Congrats on the purchase, I'm riding a Pro model of the same bike and I am liking it a lot. Still feel like it was an incredible value for my $. It has some parts I will upgrade at some point, but as is I can't complain so far.


----------



## benarce (Jun 26, 2009)

I'm in the same boat. I am a trail guy but got tired of not riding when the trails were wet so I got the Roubaix RC. Great bike for the money. Haven't gone on a real ride yet, just roll around my neighborhood.

View attachment 170967


----------



## frdfandc (Nov 27, 2007)

I'm currently sporting the Roubaix Pro myself. Other than a few issues with the front shifting (not a huge Shimano fan) this bike is great. Only other thing is that the wheelset has a ton of room for improvement, in which I should have my new wheelset next week.


----------



## sixate (Jul 6, 2009)

I'll be getting new tires soon. I got 3 flats today, and that wasn't fun. I figured the tires were cheap. New seat coming tomorrow, and I put some clipless pedals on it. 

The wheels aren't great, but they're fine for now. Next year I'll upgrade the wheels. The wheels on my MTB are lighter.


----------



## rustybucket (Mar 2, 2009)

I have a 09 Roubaix Pro.
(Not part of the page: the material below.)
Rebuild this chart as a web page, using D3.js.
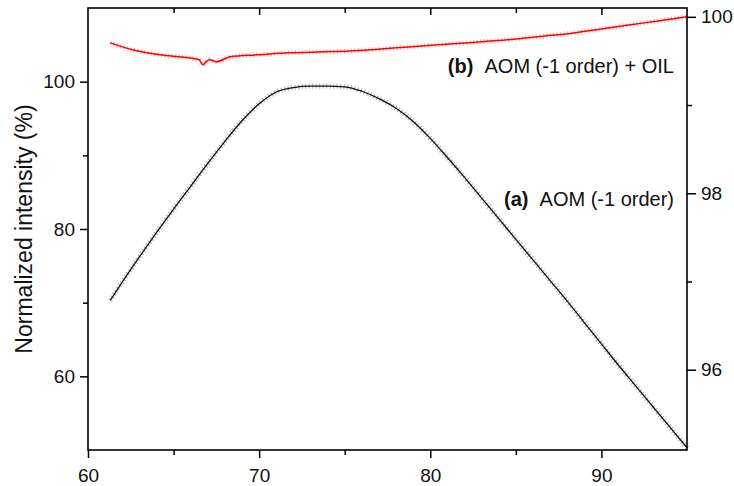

Has anyone found that the wheels don't roll very well?
I mean there is a lot of resistance. When I ride with others they roll away from me down hills. Is the problem in the hubs or the tires? I have checked that both hubs spin smoothly and there is no clunkyness in them.
Thanks


----------



## sixate (Jul 6, 2009)

Compared to my MTB it feels fast to me, but the wheels certainly aren't light, and the tires get horrible reviews. After yesterday I'll be getting new tires this weekend.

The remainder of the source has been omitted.